Companies are especially sensitive to tariffs, which will remain in place for China even after quotas fall. And, for high-fashion products, they need to be close to, or inside, major markets.

“The end of the world, and China taking over, it’s not going to happen,” said Frederick Abernathy, an author of the study.

Jobs continue to disappear

The Harvard report does not speculate on jobs.

Southeastern states expect to continue losing positions in the clothing and fabric industries. North Carolina has almost 90,000 workers in the industry; and Catawba County, where Maiden is located, has one of the higher concentrations of textile and apparel workers in the state — about 5,400.

Layoffs in textile and apparel, as well as the furniture and fiber-optics manufacturing industries, have led to a surge in dislocated workers. The county’s unemployment rate was 3.4 percent in January 2001, but hit 9.4 percent by that December. As of October 2004, the number of jobs in the county had declined by more than 10,000 since January 2001.

Most laid-off workers end up working for less money than they made in a textile or apparel factory, according to a December report by the Organization for Economic Cooperation and Development. Two-thirds of re-employed workers earn less on their new jobs than they did on their previous jobs, and one-quarter experience earnings losses in excess of 30 percent.

Many of the jobless have returned to school.

Catawba Valley Community College had 3,712 students in 2000, with fewer than 10 receiving assistance through government programs such as Trade Adjustment Assistance, targeted at workers who have lost jobs to foreign competition, and the Workforce Investment Act, which helps with job training for adults and dislocated workers.

In 2004, the college has 4,710 students, with 901 relying on such programs, according to Mary Miller, director of community relations at the two-year school.

There have been success stories.

Daryl Corvin, 36, a father of two from Maiden, was laid off from a Pillowtex plant in nearby Newton in June 2001. He had worked at the blanket factory for 11 years, most recently as warehouse coordinator.

“It was a shock,” Mr.

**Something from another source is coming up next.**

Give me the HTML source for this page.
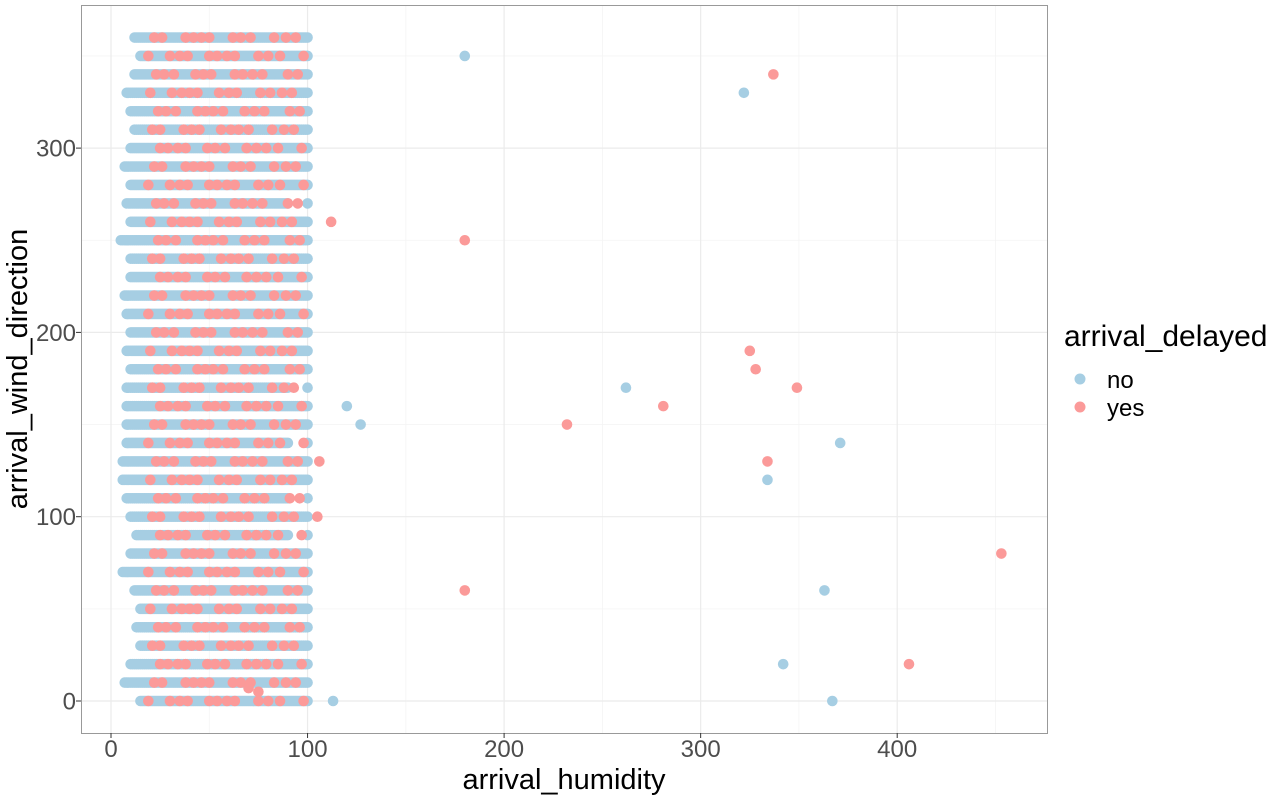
<!DOCTYPE html>
<html><head><meta charset="utf-8"><style>
body{margin:0;background:#fff;font-family:"Liberation Sans",sans-serif}
</style></head><body>
<svg id="chart" width="1280" height="800" xmlns="http://www.w3.org/2000/svg">
<g id="grid"></g>
<g id="band"></g>
<g id="outl"></g>
<rect x="81.5" y="5.5" width="966" height="728" fill="none" stroke="#999" stroke-width="1"/>
<g id="axes"></g>
<text x="564" y="789" font-size="29" text-anchor="middle" fill="#000">arrival_humidity</text>
<text transform="translate(27,369) rotate(-90)" font-size="29" text-anchor="middle" fill="#000">arrival_wind_direction</text>
<g>
<text x="1064" y="346" font-size="30" fill="#000">arrival_delayed</text>
<circle cx="1080" cy="379" r="5.5" fill="#a6cee3"/>
<text x="1107" y="388" font-size="24" fill="#000">no</text>
<circle cx="1080" cy="407" r="5.5" fill="#fb9a99"/>
<text x="1107" y="416" font-size="24" fill="#000">yes</text>
</g>
</svg>
<script>
const xTicks=[0,100,200,300,400];
const yTicks=[0,100,200,300];
const rowDirections=[0,10,20,30,40,50,60,70,80,90,100,110,120,130,140,150,160,170,180,190,200,210,220,230,240,250,260,270,280,290,300,310,320,330,340,350,360];
const rowMinHumidity=[15,7,10,15,13,15,12,6,10,13,10,8,6,6,8,8,8,8,10,8,10,8,7,10,10,5,10,8,10,7,10,12,10,8,12,15,12];
const rowMaxHumidity=[100,100,100,100,100,100,100,100,100,90,100,90,100,100,90,100,100,90,100,100,100,100,100,100,100,100,100,90,100,100,100,100,100,100,100,100,100];
const yesHumidityPattern=[22,28,35,41,47,53,60,66,73,80,88,95];
const outlierNoX=[180,322,262,120,127,371,334,363,342,113,367];
const outlierNoY=[350,330,170,160,150,140,120,60,20,0,0];
const outlierYesX=[337,112,180,325,328,349,281,232,106,334,105,453,180,406,70,75];
const outlierYesY=[340,260,250,190,180,170,160,150,130,130,100,80,60,20,7,5];

const NS="http://www.w3.org/2000/svg";
const sx=v=>111+v*1.9655, sy=v=>701-v*1.843;
const BLUE="#a6cee3", RED="#fb9a99";
function mk(tag,attrs,parent){const e=document.createElementNS(NS,tag);for(const k in attrs)e.setAttribute(k,attrs[k]);parent.appendChild(e);return e;}
const grid=document.getElementById('grid'),axes=document.getElementById('axes');
for(let v=-50;v<=450;v+=100){const x=sx(v);if(x>81&&x<1048){const l=mk('line',{x1:x,x2:x,y1:5,y2:733,stroke:'#f4f4f4','stroke-width':0.8},grid);}}
for(let v=50;v<=350;v+=100){const y=sy(v);const l=mk('line',{x1:81,x2:1048,y1:y,y2:y,stroke:'#f4f4f4','stroke-width':0.8},grid);}
xTicks.forEach(v=>{const x=sx(v);
 const l=mk('line',{x1:x,x2:x,y1:5,y2:733,stroke:'#ebebeb','stroke-width':1.2},grid);
 const t=mk('line',{x1:x,x2:x,y1:733,y2:738,stroke:'#333'},axes);
 const tx=mk('text',{x:x,y:757,'font-size':24,'text-anchor':'middle',fill:'#4d4d4d'},axes);tx.textContent=v;});
yTicks.forEach(v=>{const y=sy(v);
 const l=mk('line',{x1:81,x2:1048,y1:y,y2:y,stroke:'#ebebeb','stroke-width':1.2},grid);
 const t=mk('line',{x1:76,x2:81,y1:y,y2:y,stroke:'#333'},axes);
 const tx=mk('text',{x:76,y:y+8.5,'font-size':24,'text-anchor':'end',fill:'#4d4d4d'},axes);tx.textContent=v;});
const band=document.getElementById('band');
rowDirections.forEach((d,i)=>{
 for(let h=rowMinHumidity[i];h<=rowMaxHumidity[i];h++){
  const c=mk('circle',{cx:sx(h),cy:sy(d),r:5.3,fill:BLUE},band);
  }
 if(rowMaxHumidity[i]<100){const c=mk('circle',{cx:sx(100),cy:sy(d),r:5.3,fill:BLUE},band);}
 yesHumidityPattern.forEach((h,j)=>{const hh=h+((i*3+j*5)%7)-3;if(hh<rowMinHumidity[i]||hh>100)return;
  const c=mk('circle',{cx:sx(hh),cy:sy(d),r:5.3,fill:RED},band);
  });
});
const outl=document.getElementById('outl');
outlierNoX.forEach((x,i)=>{const c=mk('circle',{cx:sx(x),cy:sy(outlierNoY[i]),r:5.3,fill:BLUE},outl);});
outlierYesX.forEach((x,i)=>{const c=mk('circle',{cx:sx(x),cy:sy(outlierYesY[i]),r:5.3,fill:RED},outl);});
</script>
</body></html>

Corvin said of the layoff notice.

He applied for federal training funds, which cover 18 months of the two-year community college programs, and in August 2003 graduated with a degree in emergency medical services. Now he is a paramedic in nearby Burke County. The salary is less than at Pillowtex, but he enjoys the work.

“All in all, it worked out well for me. But I know a lot of people [for whom] it didn’t,” Mr. Corvin said.

Officials in small towns such as Maiden — with three stoplights and a population a little more than 3,000 — are hopeful that their residents will be able to find jobs in new fields as old ones disappear.

But the community has lost more than 400 jobs through layoffs or closings at five textile and apparel plants since 2001. At least one more factory is on shaky ground, and the town expects more failures.

“People say, ‘You’re a dead duck, why are you still trying to fly?’ ” said Carolina Mills’ Mr. Dobbins. “But it’s important for us to continue to buy time. We will not give up.”